Ces deux marques précisément ont remporté les sept dernières éditions, Toyota cinq fois entre 2018 et 2022 puis Ferrari à deux reprises en 2023 et 2024.
« Les 499P sont deux ou trois km/h plus vite que nous, » constate notre compatriote Laurens Vanthoor relégué en fond de grille Hypercar après que sa 963 Penske Motorsport ait été pesée sous le poids règlementaire mercredi soir. « Parti loin n'a pas beaucoup d'importance sur une épreuve de 24h. Sauf si vous n'avez pas assez de vitesse pour doubler en ligne droite, à l'aspiration.

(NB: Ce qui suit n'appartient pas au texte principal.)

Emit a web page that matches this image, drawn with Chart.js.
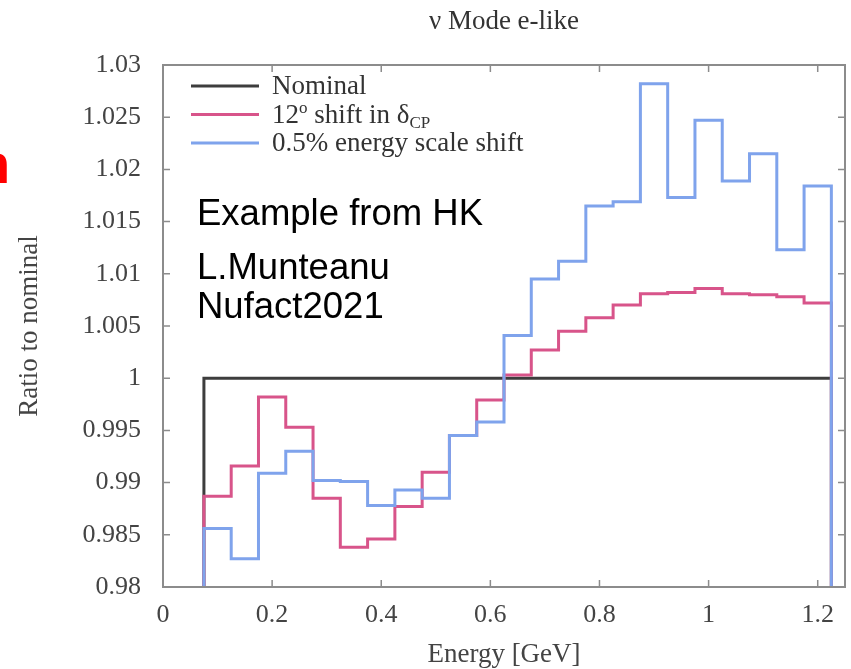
<!DOCTYPE html>
<html>
<head>
<meta charset="utf-8">
<title>ν Mode e-like</title>
<script src="https://cdn.jsdelivr.net/npm/chart.js@4.4.1/dist/chart.umd.min.js"></script>
<style>
  html, body { margin: 0; padding: 0; background: #fff; }
  canvas { display: block; }
</style>
</head>
<body>
<canvas id="ratioChart" width="851" height="669"></canvas>
<script>
// Energy bin edges [GeV], 23 bins of 0.05
const binEdges = [0.075, 0.125, 0.175, 0.225, 0.275, 0.325, 0.375, 0.425, 0.475, 0.525, 0.575, 0.625,
  0.675, 0.725, 0.775, 0.825, 0.875, 0.925, 0.975, 1.025, 1.075, 1.125, 1.175, 1.225];

// Ratio to nominal, one value per bin
const nominal = [1, 1, 1, 1, 1, 1, 1, 1, 1, 1, 1, 1, 1, 1, 1, 1, 1, 1, 1, 1, 1, 1, 1];
const deltaCpShift = [0.9887, 0.9916, 0.9982, 0.9953, 0.9885, 0.9838, 0.9846, 0.9877, 0.9910, 0.9945, 0.9979, 1.0003,
  1.0027, 1.0045, 1.0058, 1.0070, 1.0081, 1.0082, 1.0086, 1.0081, 1.0080, 1.0078, 1.0072];
const energyScaleShift = [0.9856, 0.9827, 0.9909, 0.9930, 0.9902, 0.9901, 0.9878, 0.9893, 0.9885, 0.9945, 0.9958, 1.0041,
  1.0095, 1.0112, 1.0165, 1.0169, 1.0282, 1.0173, 1.0247, 1.0189, 1.0215, 1.0123, 1.0184];

const xTicks = [0, 0.2, 0.4, 0.6, 0.8, 1, 1.2];
const xTickLabels = ["0", "0.2", "0.4", "0.6", "0.8", "1", "1.2"];
const yTicks = [0.98, 0.985, 0.99, 0.995, 1, 1.005, 1.01, 1.015, 1.02, 1.025, 1.03];
const yTickLabels = ["0.98", "0.985", "0.99", "0.995", "1", "1.005", "1.01", "1.015", "1.02", "1.025", "1.03"];

const noteLines = ["Example from HK", "L.Munteanu", "Nufact2021"];

const X_MIN = 0;
const X_MAX = 1.25;
const Y_MIN = 0.98;
const Y_MAX = 1.03;

const serif = "'Liberation Serif', 'Times New Roman', serif";
const textGray = "#444";

// Legend text pieces (sup / sub handled when drawing)
const legendParts = [
  [{ t: "Nominal" }],
  [{ t: "12" }, { t: "o", sup: true }, { t: " shift in " }, { t: "δ" }, { t: "CP", sub: true }],
  [{ t: "0.5% energy scale shift" }],
];

// Bin contents -> step outline that starts and ends on the axis floor
const toSteps = (values) => {
  const last = binEdges[binEdges.length - 1];
  const pts = [{ x: binEdges[0], y: Y_MIN }];
  values.forEach((v, i) => pts.push({ x: binEdges[i], y: v }));
  pts.push({ x: last, y: values[values.length - 1] });
  pts.push({ x: last, y: Y_MIN });
  return pts;
};

const histStyle = {
  stepped: true,
  borderWidth: 3,
  pointRadius: 0,
  fill: false,
};

// Frame with inward tick marks on all four sides
const frameTicks = {
  id: "frameTicks",
  afterDatasetsDraw(chart) {
    const { ctx, chartArea: a, scales: { x, y } } = chart;
    ctx.save();
    ctx.strokeStyle = "#8c8c8c";
    ctx.lineWidth = 2;
    ctx.strokeRect(a.left, a.top, a.right - a.left, a.bottom - a.top);
    ctx.lineWidth = 1.5;
    ctx.beginPath();
    x.ticks.forEach((t) => {
      const px = x.getPixelForValue(t.value);
      ctx.moveTo(px, a.bottom);
      ctx.lineTo(px, a.bottom - 7);
      ctx.moveTo(px, a.top);
      ctx.lineTo(px, a.top + 7);
    });
    y.ticks.forEach((t) => {
      const py = y.getPixelForValue(t.value);
      ctx.moveTo(a.left, py);
      ctx.lineTo(a.left + 7, py);
      ctx.moveTo(a.right, py);
      ctx.lineTo(a.right - 7, py);
    });
    ctx.stroke();
    ctx.restore();
  },
};

// Legend box in the upper-left corner of the frame
const insideLegend = {
  id: "insideLegend",
  afterDraw(chart) {
    const { ctx, chartArea: a } = chart;
    const x0 = a.left + 28;
    const x1 = a.left + 96;
    const textX = a.left + 109;
    ctx.save();
    chart.data.datasets.forEach((ds, i) => {
      const rowY = a.top + 21 + i * 28.5;
      ctx.strokeStyle = ds.borderColor;
      ctx.lineWidth = 3;
      ctx.beginPath();
      ctx.moveTo(x0, rowY);
      ctx.lineTo(x1, rowY);
      ctx.stroke();

      let cx = textX;
      const base = rowY + 8;
      ctx.fillStyle = "#333";
      ctx.textBaseline = "alphabetic";
      ctx.textAlign = "left";
      legendParts[i].forEach((p) => {
        const small = p.sup || p.sub;
        ctx.font = (small ? 17 : 27) + "px " + serif;
        const dy = p.sup ? -10 : p.sub ? 5 : 0;
        ctx.fillText(p.t, cx, base + dy);
        cx += ctx.measureText(p.t).width;
      });
    });
    ctx.restore();
  },
};

// Free text notes on the page
const notes = {
  id: "notes",
  afterDraw(chart) {
    const { ctx } = chart;
    ctx.save();
    ctx.textAlign = "left";
    ctx.textBaseline = "alphabetic";
    ctx.fillStyle = "#ff0000";
    ctx.font = "bold 56px 'Liberation Sans', Arial, sans-serif";
    ctx.fillText("n", -24, 183);

    ctx.fillStyle = "#000";
    ctx.font = "36.5px 'Liberation Sans', Arial, sans-serif";
    const baselines = [225, 279, 318];
    noteLines.forEach((line, i) => ctx.fillText(line, 197, baselines[i]));
    ctx.restore();
  },
};

const ctx = document.getElementById("ratioChart").getContext("2d");

new Chart(ctx, {
  type: "line",
  data: {
    datasets: [
      { ...histStyle, label: "Nominal", data: toSteps(nominal), borderColor: "#3d3d3d", order: 3 },
      { ...histStyle, label: "12° shift in δCP", data: toSteps(deltaCpShift), borderColor: "#d8548a", order: 2 },
      { ...histStyle, label: "0.5% energy scale shift", data: toSteps(energyScaleShift), borderColor: "#7fa3ec", order: 1 },
    ],
  },
  options: {
    responsive: false,
    animation: false,
    events: [],
    layout: { padding: { top: 0, right: 6, bottom: 0, left: 0 } },
    plugins: {
      legend: { display: false },
      tooltip: { enabled: false },
      title: {
        display: true,
        text: "ν Mode e-like",
        fullSize: false,
        color: "#333",
        font: { family: serif, size: 27, weight: "normal" },
        padding: { top: 6, bottom: 26.6 },
      },
    },
    scales: {
      x: {
        type: "linear",
        min: X_MIN,
        max: X_MAX,
        grid: { display: false },
        border: { display: false },
        afterBuildTicks: (scale) => {
          scale.ticks = xTicks.map((v) => ({ value: v }));
        },
        afterFit: (scale) => {
          scale.height = 82;
        },
        ticks: {
          autoSkip: false,
          maxRotation: 0,
          padding: 5,
          color: textGray,
          font: { family: serif, size: 26 },
          callback: (value, index) => xTickLabels[index],
        },
        title: {
          display: true,
          text: "Energy [GeV]",
          color: textGray,
          font: { family: serif, size: 27 },
          padding: { top: 0, bottom: -2 },
        },
      },
      y: {
        type: "linear",
        min: Y_MIN,
        max: Y_MAX,
        grid: { display: false },
        border: { display: false },
        afterBuildTicks: (scale) => {
          scale.ticks = yTicks.map((v) => ({ value: v }));
        },
        afterFit: (scale) => {
          scale.width = 163;
        },
        ticks: {
          autoSkip: false,
          padding: 14,
          color: textGray,
          font: { family: serif, size: 26 },
          callback: (value, index) => yTickLabels[index],
        },
        title: {
          display: true,
          text: "Ratio to nominal",
          color: textGray,
          font: { family: serif, size: 27 },
          padding: { top: 14, bottom: 0 },
        },
      },
    },
  },
  plugins: [frameTicks, insideLegend, notes],
});
</script>
</body>
</html>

On a donc travaillé sur ce point, en diminuant un maximum l'appui aérodynamique pour augmenter la vitesse aux alentours des 340 km/h dans les Hunaudières. Cela nous complique un peu la tâche lors des freinages et en courbes où l'on a moins de stabilité. Mais ceux qui gagneront cette année ne seront certainement pas lents en lignes droites. »
On peut donc s'attendre à voir les trois Ferrari remonter dans les classements durant les premières heures. Ce sera pareil pour les GR010 qui se sont un peu loupées en qualifications avec une crevaison consécutive à une sortie à Mulsanne pour Sébastien Buemi et un mauvais tour pour Nyck De Vries mercredi soir. Mais on connaît l'efficacité au niveau de l'exécution de l'écurie japonaise et surtout la fiabilité de leur matériel.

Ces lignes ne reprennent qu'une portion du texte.